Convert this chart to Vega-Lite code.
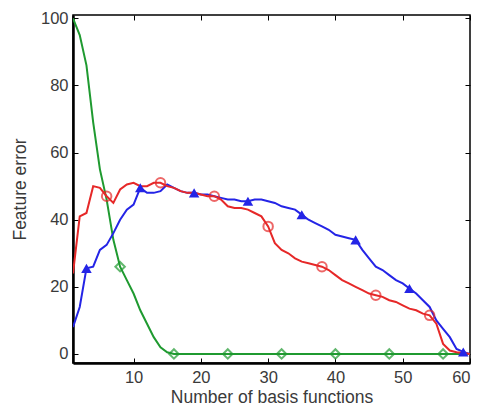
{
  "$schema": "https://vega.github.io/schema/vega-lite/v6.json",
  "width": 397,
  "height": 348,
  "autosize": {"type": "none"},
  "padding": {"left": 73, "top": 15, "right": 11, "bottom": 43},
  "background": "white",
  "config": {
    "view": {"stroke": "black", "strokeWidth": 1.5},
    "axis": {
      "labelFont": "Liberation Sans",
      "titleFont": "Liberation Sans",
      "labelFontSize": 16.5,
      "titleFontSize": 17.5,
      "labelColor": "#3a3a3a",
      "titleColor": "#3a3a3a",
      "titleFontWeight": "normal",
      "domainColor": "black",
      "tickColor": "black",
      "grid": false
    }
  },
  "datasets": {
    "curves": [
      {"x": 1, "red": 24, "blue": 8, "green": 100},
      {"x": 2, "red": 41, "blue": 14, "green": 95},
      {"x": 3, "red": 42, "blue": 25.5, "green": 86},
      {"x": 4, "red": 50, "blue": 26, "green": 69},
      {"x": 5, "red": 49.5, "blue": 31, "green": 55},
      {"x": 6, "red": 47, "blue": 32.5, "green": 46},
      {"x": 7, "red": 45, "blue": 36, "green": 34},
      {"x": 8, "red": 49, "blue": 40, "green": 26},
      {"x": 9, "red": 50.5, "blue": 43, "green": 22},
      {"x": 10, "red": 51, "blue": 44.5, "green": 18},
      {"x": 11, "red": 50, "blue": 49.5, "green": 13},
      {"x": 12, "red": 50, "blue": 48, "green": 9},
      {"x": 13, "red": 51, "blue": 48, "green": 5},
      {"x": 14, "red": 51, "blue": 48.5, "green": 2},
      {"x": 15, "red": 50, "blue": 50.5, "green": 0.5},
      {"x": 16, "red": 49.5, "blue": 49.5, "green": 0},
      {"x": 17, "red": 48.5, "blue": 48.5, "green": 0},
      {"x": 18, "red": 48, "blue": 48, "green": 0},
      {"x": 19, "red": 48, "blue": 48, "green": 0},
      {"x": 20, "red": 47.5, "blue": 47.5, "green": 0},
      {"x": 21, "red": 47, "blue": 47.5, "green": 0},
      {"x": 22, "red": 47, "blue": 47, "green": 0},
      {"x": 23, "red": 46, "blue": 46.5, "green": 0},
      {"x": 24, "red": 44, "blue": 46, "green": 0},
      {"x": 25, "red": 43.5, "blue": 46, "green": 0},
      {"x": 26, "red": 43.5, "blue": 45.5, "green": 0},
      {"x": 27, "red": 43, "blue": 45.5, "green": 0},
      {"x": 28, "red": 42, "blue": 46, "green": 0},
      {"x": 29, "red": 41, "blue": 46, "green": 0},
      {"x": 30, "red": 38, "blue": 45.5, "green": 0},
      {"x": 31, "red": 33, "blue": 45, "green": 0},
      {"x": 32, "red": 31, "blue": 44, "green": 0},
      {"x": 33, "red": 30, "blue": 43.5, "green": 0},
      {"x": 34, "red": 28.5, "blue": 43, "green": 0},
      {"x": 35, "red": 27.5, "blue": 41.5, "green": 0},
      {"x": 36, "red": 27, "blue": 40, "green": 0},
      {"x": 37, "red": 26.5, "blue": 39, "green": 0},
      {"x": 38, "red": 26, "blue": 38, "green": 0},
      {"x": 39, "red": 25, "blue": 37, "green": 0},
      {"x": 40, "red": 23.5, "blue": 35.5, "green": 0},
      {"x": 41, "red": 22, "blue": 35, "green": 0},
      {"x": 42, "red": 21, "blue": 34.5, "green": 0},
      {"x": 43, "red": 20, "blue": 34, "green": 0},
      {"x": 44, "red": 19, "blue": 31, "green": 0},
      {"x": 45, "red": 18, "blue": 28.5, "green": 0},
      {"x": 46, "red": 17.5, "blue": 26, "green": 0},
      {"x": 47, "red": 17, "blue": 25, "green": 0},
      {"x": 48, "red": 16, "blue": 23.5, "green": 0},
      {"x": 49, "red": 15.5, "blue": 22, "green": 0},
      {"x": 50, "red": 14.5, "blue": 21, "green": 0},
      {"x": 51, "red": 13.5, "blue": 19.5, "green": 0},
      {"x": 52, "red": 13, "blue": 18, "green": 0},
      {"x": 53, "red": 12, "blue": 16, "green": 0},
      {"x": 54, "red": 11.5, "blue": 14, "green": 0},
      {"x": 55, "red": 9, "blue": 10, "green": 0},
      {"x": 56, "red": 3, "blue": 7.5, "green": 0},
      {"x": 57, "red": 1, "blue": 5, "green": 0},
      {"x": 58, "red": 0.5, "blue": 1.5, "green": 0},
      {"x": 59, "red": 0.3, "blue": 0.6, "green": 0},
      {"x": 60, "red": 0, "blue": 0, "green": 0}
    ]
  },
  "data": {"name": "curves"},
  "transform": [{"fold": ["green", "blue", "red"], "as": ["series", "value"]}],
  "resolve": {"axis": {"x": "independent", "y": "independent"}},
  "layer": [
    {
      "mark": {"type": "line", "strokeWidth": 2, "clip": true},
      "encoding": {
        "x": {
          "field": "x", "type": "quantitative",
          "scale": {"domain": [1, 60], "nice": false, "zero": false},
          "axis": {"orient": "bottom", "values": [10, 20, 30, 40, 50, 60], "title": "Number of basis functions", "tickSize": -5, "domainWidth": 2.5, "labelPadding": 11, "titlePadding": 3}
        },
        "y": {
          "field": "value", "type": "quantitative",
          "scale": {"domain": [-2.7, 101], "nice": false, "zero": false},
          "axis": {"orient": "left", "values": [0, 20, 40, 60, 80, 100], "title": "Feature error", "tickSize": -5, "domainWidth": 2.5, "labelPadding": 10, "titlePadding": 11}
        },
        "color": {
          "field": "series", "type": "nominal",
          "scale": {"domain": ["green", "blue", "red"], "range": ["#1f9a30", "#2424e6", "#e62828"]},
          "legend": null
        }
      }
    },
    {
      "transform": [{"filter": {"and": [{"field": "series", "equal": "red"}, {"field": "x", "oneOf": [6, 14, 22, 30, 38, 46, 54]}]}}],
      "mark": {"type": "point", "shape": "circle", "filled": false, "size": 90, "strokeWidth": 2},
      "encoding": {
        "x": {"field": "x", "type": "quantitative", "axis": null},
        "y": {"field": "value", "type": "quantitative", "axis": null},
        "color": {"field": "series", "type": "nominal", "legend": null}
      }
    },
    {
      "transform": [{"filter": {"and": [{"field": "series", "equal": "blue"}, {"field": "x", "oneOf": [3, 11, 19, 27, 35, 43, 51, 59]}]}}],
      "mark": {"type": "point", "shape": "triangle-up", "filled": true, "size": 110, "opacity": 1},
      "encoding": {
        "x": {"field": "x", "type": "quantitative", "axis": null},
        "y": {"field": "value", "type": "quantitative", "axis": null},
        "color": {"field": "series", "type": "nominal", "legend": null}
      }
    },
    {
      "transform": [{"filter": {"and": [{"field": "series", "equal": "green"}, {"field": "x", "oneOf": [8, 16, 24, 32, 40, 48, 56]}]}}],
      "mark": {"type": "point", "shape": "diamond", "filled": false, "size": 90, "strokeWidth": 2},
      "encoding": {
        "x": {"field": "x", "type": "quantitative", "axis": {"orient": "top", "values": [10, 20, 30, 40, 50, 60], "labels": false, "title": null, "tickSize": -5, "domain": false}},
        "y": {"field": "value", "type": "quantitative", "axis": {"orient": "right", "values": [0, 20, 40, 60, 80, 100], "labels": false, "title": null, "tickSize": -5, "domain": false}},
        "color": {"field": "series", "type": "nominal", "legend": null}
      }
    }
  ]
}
------------------------------------------------------------
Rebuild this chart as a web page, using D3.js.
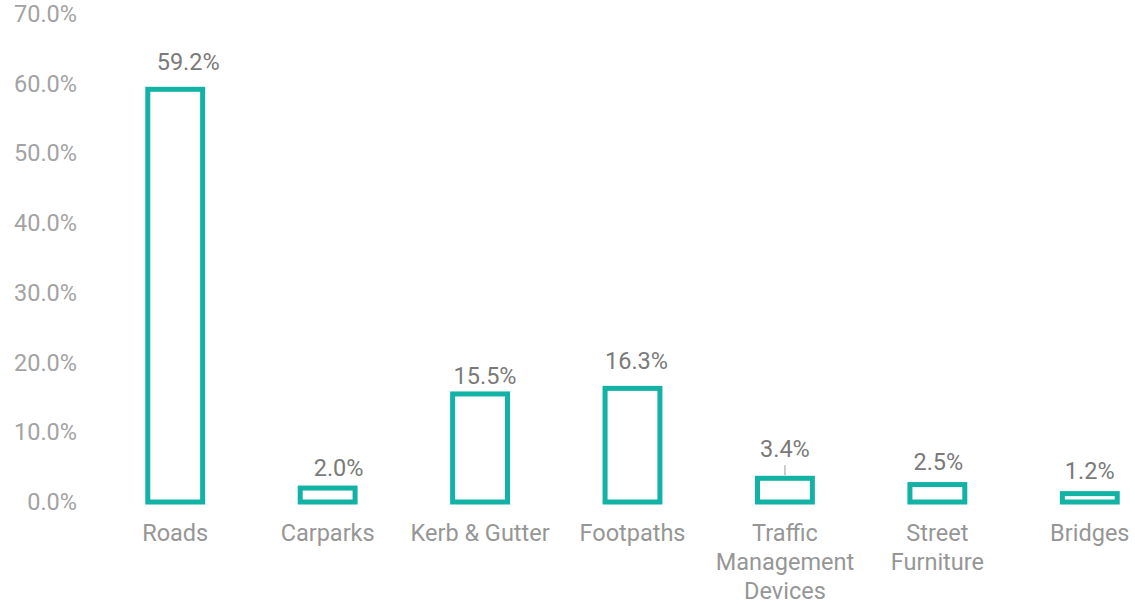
------------------------------------------------------------
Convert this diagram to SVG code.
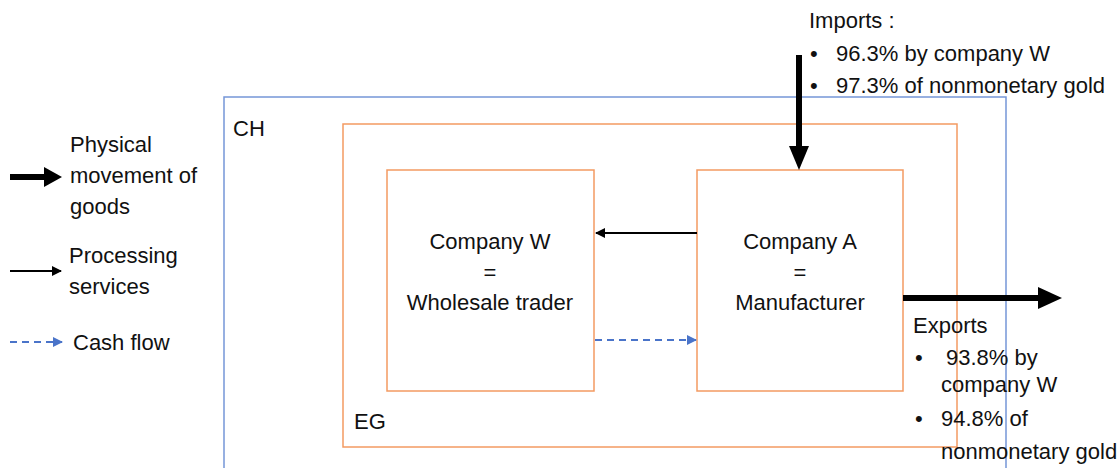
------------------------------------------------------------
■ **Exercise instructions**
Find "this". Copy every line it occurs in.

■ **Task response**
Convert this chart to Vega-Lite code.
Rebuild this chart as a web page, using D3.js.
Convert this diagram to SVG code.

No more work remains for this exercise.